Yaşadığımız süreç ve içinde bulunduğumuz manzarada üzülerek belirtmeliyim ki Türkiye olarak herhangi bir etki gücümüz yoktur. 15 yıl önce göreve getirildiklerinde bu sürecin yaşanacağını ve bugün mukadder görünen sonuçların gerçekleşeceğini bilerek misyon üstlenen AKP hükümeti ve iradesinin yaptığı şey sadece halkın gazını almak, olası tansiyonu kontrol etmek ve bu milleti sonuca razı olur hale getirmektir. Demokratik Sol Parti olarak bunu asla kabul edemeyiz. Sadece biz değil, Türk halkı da böyle bir gidişe razı olmayacaktır. Ama ne garip tecellidir ki, bu konularda ortalığı ayağa kaldırması beklenen parlamentodaki muhalefet partileri Allah'a emanet! 

CHP VE MHP'YE ELEŞTİRİ

Ana muhalefet partisi CHP kendi derdine düşmüş, kongre panayırlarında delege pazarlıklarıyla meşgul. Parlamentoda biliyorsunuz bir de "dibek dövenin hınk deyicisi" bir parti daha var. Kendi içinde paramparça vaziyette AKP'ye tam olarak entegre olmuş, güneşe ateş taşırmış.. Buzdan ateş yakarmış.. "Milliyetçi Hezimet Partisi". 

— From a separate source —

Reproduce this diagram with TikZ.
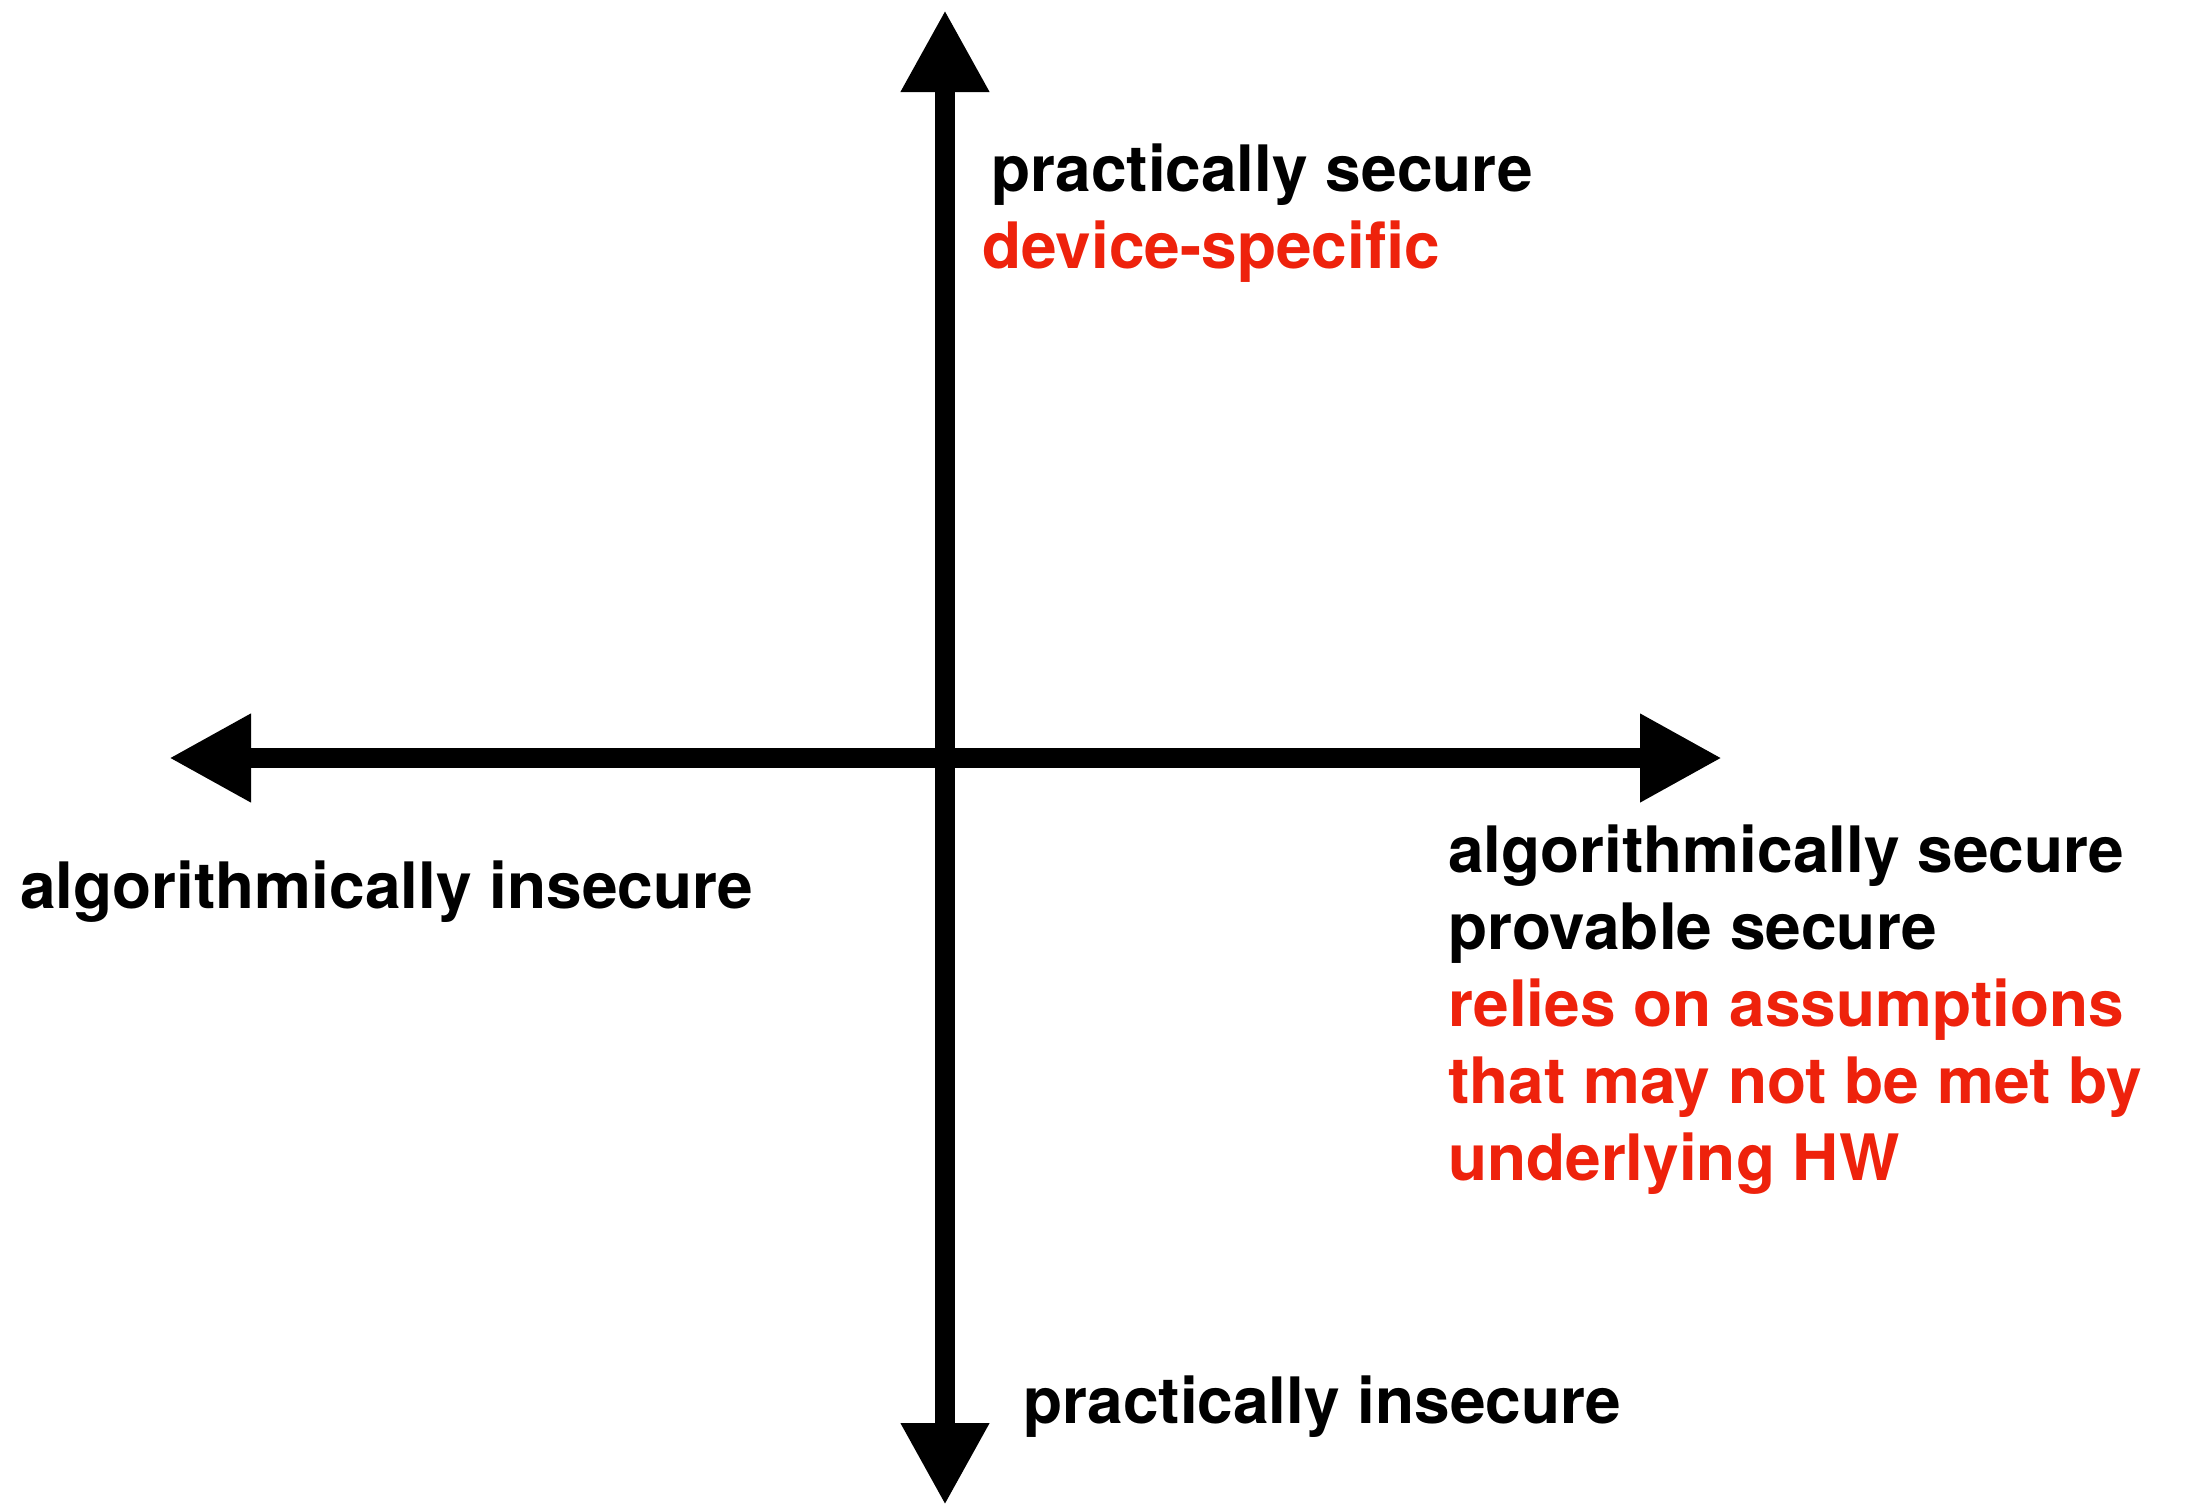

Beş bin elemanı varmış savaşacak.. Dedim ya milli hezimet.

Ağzından çıkanı kulağı duymuyor. Bu ülkenin, bu devletin şanlı ordusu bitmiş yok olmuş da senin çapulcularına mı kaldı Türkiye Cumhuriyeti!

Millet kan ağlıyor. Ekonomi dibe vurmuş, vatandaş her gün zam yağmuru altında inim inim inliyor. Memleketin kaynakları yandaş holdinglere peşkeş çekilmiş, döviz almış başını gitmiş, mazot neredeyse 5 lira olmuş, ahali perişan, koyun can derdinde kasap et derdinde. Hukuk bitmiş, adalet tükenmiş! Genel Seçimlerde 23 milyon seçmenin iradesiyle Başbakan olanı bir kalemde silerek yok eden zihniyet, aynı şekilde İstanbul'da 4 milyon oyla seçilen Belediye Başkanı'nı siyaset çöplüğüne atıyor. İşin garip tarafı bu muameleye muhatap olanlar da tüm basiretsizlikleriyle bu adaletsizliklere, bu hukuksuzluklara sessiz kalabiliyor.

Bu böyle gidemez! 

‘'SIĞINABİLECEĞİNİZ TEK LİMAN DSP'DİR''

Türkiye ve bu millet sahipsiz değildir. Demokratik Sol Parti halkın sığınabileceği en güvenli limandır. Bunu herkes bilmelidir.

Gün gelecek, devran dönecek. Bizden teslim aldığınız kutsal emaneti.. Türkiye Cumhuriyeti devletini tekrar bize teslim edeceksiniz. Bundan kaçışınız yok, başka çareniz de yok. Sizin de sığınabileceğiniz tek liman DSP'dir. 

‘'KURTULUŞUN TEK ADRESİ DSP''

Şimdilerde sözde yeni parti organizasyonlarıyla, yılgınlık içerisine düşürdükleri vatandaşları bir yere yönlendirmeye çalışan bazı kesimler, bazı medya organları var. Kerameti kendinden menkul kamuoyu araştırmacıları var. Hangi kesimlerce beslendikleri bizce malûm olan bu yapılar ancak ve ancak kurgulanan bölgesel projelerin besleyici unsurları olabilirler. Eksiden yeni olmaz!

Bu güzel ülkenin bugünkü badirelerle yüz yüze kalmasına sebep olan ve hâlâ siyasete don biçmeye çalışan ‘siyaset baronları' da iyice bellesinler ki; ne kadar uğraşırsanız uğraşın, miadı dolmuş, kredisi tükenmiş, siyasi omurgaları yamuk, kişisel ikbal esiri eskilerin oluşturacağı sözde yeni yapıları ne kadar parlatmaya çalışırsanız çalışın, çürük teneke lehim tutmaz!

Kurtuluşun tek adresi Demokratik Sol Parti'dir.